テスラとDMVとの書簡によると、テスラは同社のオートパイロットや完全自動運転のベータ版について「(ドライバーのアシストを必要とする)レベル2である」と主張している。これはイーロン・マスク氏が繰り返しユーザーに対して語ってきた「今年末までにはレベル5の完全自動運転を実現できる」という言葉とは矛盾する。
これがテスラがDMVの報告書提出義務を逃れるための口実なのか、実際にはオートパイロットは完全自動運転には成り得ないものなのか、その真意は不明だ。

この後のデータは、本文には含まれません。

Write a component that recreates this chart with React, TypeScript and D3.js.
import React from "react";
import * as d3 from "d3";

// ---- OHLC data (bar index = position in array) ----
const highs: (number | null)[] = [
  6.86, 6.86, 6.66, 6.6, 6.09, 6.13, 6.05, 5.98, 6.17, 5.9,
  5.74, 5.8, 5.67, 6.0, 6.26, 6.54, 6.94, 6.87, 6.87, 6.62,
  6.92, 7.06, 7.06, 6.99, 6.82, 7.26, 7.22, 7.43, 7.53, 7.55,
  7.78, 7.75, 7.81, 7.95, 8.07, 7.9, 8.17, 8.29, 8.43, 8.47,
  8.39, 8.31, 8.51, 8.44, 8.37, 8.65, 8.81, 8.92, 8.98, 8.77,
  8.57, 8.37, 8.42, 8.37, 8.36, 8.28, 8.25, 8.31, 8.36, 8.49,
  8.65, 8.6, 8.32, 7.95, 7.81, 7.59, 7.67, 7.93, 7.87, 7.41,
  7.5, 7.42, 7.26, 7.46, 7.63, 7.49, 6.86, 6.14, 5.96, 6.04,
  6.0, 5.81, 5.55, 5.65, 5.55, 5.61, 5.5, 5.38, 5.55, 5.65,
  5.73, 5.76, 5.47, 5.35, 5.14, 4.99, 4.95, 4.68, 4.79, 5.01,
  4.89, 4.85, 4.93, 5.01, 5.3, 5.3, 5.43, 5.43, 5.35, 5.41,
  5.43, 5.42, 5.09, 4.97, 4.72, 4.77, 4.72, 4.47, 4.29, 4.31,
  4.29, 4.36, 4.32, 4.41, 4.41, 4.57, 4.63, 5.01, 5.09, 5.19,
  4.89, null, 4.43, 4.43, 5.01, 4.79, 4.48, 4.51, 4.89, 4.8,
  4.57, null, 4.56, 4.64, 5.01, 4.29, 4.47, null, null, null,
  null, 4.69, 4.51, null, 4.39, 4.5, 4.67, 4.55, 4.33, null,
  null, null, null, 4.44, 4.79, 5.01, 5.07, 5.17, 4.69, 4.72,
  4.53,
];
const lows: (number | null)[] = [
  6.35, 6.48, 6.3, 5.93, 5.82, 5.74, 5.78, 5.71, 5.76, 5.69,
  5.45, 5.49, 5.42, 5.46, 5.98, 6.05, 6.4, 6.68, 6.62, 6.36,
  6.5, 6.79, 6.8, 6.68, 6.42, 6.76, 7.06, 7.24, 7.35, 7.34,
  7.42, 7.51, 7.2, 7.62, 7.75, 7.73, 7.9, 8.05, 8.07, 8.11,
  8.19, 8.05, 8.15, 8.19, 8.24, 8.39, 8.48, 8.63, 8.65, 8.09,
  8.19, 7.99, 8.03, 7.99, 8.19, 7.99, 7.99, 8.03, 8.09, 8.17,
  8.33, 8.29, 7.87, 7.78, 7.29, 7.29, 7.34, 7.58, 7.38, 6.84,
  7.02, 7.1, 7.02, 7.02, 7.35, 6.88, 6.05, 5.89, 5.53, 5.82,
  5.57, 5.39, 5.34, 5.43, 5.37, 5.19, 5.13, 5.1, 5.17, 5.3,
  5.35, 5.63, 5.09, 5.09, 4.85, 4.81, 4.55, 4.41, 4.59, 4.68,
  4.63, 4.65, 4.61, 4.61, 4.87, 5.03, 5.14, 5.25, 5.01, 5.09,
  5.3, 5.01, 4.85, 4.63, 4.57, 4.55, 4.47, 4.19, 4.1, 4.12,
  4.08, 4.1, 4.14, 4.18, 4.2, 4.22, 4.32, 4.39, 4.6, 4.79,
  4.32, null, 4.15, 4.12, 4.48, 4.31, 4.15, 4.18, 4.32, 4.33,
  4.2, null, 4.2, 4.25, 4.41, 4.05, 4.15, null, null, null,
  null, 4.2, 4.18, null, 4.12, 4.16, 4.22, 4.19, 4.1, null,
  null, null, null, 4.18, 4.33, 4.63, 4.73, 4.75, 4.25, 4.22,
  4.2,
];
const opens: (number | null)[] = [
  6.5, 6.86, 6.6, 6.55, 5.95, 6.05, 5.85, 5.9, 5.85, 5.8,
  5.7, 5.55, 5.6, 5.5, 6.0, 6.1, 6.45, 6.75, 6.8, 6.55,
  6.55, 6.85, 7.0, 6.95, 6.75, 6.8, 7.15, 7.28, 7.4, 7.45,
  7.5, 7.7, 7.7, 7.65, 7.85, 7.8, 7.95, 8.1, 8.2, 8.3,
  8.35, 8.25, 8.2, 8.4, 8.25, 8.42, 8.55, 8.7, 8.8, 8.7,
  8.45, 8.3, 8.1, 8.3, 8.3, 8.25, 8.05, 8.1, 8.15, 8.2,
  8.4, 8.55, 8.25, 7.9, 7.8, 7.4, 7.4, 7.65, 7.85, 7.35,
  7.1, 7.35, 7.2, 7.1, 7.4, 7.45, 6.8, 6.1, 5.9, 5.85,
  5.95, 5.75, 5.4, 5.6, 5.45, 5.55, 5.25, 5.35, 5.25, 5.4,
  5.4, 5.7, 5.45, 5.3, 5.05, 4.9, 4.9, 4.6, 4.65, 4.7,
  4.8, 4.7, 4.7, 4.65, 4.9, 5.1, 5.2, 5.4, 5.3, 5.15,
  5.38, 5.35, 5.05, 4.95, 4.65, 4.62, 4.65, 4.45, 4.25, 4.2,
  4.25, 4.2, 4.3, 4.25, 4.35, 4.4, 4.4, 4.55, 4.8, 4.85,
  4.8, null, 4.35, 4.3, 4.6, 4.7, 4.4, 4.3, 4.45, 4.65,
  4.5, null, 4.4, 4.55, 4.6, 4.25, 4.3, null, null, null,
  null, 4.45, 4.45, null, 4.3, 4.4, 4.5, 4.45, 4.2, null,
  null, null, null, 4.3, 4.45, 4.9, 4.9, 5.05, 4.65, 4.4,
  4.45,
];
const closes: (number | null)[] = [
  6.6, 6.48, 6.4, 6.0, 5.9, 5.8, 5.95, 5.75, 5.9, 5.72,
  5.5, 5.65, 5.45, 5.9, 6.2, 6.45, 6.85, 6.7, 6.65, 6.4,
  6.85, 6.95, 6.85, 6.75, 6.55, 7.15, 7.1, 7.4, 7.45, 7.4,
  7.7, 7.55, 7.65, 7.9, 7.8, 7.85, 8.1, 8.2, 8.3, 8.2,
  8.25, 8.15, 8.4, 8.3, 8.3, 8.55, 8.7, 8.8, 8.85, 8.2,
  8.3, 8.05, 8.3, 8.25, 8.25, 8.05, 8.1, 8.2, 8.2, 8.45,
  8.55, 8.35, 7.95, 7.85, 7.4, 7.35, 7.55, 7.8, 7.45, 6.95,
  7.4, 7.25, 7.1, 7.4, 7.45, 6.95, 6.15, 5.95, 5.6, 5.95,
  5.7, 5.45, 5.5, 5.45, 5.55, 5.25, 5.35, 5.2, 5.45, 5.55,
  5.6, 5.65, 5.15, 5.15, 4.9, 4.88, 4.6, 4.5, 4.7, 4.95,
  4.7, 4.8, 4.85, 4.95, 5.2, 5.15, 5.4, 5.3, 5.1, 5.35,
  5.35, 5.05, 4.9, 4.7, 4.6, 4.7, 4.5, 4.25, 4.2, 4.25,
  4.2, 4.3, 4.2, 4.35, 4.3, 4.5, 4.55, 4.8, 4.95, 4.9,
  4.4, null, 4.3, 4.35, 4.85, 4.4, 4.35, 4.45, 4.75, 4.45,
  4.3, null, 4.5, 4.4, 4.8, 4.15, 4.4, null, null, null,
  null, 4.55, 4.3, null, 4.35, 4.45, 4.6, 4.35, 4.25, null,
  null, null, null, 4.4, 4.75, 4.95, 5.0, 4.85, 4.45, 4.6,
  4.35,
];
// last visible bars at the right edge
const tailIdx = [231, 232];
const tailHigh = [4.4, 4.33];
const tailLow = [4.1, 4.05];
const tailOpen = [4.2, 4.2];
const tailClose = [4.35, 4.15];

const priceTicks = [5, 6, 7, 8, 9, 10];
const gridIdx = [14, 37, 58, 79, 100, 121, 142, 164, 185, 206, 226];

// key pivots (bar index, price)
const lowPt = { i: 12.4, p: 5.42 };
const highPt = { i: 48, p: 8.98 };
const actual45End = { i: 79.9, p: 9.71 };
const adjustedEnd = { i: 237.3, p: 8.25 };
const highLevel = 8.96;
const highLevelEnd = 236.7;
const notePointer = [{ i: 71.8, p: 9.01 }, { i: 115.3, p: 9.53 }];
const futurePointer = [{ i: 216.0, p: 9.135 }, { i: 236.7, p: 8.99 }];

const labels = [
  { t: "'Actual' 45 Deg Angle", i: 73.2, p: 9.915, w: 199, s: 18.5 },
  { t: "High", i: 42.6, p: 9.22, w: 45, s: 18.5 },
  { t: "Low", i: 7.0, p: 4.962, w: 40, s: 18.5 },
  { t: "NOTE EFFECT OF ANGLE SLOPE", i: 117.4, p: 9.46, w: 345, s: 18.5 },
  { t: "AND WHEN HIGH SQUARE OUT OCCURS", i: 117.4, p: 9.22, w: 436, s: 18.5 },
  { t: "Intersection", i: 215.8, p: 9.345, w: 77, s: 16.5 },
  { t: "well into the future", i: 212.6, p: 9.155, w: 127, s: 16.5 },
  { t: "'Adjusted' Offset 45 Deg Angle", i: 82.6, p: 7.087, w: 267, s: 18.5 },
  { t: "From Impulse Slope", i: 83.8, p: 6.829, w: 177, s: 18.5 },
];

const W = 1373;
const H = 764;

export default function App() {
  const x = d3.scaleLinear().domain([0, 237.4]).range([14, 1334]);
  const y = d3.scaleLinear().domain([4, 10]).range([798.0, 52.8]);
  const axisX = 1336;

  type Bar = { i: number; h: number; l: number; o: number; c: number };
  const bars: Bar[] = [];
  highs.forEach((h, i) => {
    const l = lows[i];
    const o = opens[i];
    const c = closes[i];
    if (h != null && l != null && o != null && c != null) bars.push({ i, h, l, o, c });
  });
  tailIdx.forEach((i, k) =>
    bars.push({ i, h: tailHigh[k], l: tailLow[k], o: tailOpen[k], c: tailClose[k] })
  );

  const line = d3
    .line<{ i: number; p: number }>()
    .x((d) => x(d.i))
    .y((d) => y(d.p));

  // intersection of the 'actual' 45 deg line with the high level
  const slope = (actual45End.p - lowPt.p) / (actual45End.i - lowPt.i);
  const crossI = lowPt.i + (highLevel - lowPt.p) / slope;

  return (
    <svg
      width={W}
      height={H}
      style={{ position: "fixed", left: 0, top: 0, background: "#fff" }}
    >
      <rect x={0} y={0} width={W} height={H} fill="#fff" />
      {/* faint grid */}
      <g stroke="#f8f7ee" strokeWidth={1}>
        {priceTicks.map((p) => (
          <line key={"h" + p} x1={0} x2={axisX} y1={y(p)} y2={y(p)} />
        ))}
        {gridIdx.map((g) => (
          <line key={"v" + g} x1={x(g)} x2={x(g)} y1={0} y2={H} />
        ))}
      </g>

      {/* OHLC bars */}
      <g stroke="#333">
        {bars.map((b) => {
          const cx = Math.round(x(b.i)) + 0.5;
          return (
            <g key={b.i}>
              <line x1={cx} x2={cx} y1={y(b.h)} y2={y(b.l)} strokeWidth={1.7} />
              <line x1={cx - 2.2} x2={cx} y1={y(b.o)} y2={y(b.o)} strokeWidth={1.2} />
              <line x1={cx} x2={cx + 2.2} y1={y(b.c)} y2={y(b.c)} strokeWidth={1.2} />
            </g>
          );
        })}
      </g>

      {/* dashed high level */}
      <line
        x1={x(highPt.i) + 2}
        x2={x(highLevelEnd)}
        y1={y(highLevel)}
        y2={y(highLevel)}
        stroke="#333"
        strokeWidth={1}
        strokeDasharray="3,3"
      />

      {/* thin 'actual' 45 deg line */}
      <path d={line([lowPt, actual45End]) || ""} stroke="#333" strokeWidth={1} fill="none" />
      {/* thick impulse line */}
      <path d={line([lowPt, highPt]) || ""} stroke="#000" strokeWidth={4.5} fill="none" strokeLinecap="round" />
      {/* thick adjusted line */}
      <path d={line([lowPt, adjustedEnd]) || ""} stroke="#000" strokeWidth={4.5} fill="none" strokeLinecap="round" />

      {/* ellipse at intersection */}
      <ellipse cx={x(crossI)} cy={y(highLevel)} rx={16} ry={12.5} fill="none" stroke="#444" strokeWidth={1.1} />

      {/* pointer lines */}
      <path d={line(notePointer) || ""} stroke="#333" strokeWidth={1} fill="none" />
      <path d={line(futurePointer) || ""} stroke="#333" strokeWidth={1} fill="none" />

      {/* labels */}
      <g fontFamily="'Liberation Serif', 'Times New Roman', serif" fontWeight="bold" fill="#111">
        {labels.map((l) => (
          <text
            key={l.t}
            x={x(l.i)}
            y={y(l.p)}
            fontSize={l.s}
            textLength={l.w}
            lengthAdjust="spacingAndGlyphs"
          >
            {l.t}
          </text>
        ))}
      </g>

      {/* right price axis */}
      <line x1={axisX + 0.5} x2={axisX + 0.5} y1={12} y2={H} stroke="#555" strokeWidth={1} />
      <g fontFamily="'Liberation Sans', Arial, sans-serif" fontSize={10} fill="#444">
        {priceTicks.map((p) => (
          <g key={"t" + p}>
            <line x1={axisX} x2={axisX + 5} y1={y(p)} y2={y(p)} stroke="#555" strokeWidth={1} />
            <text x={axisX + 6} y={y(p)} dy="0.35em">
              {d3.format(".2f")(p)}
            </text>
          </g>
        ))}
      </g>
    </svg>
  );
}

ただしDMVが行っているメーカーに対する報告書の提出義務は「意味のないもの」と批判するメーカーが多いことも事実で、テスラはこれまで「他州などでも公道、私道で実証実験を行い、その結果のデータを蓄積・分析している」としており、今後もカリフォルニア州の規範に従うつもりはなさそうだ。
いずれにせよ、今回の報告書からわかるのは、ドライバーが介入しない完全自動運転を目指すトップランナーはやはりウェイモとクルーズ、それを追い上げるアップル、という構図であり、テスラがこの中のどこに入るのかは不明な現状、という事実だ。やはり完全自動運転の実現にはまだしばらく時間がかかりそうだが、今年ロボタクシーが実際に導入されれば、政府承認への道筋が明らかになっていくかもしれない。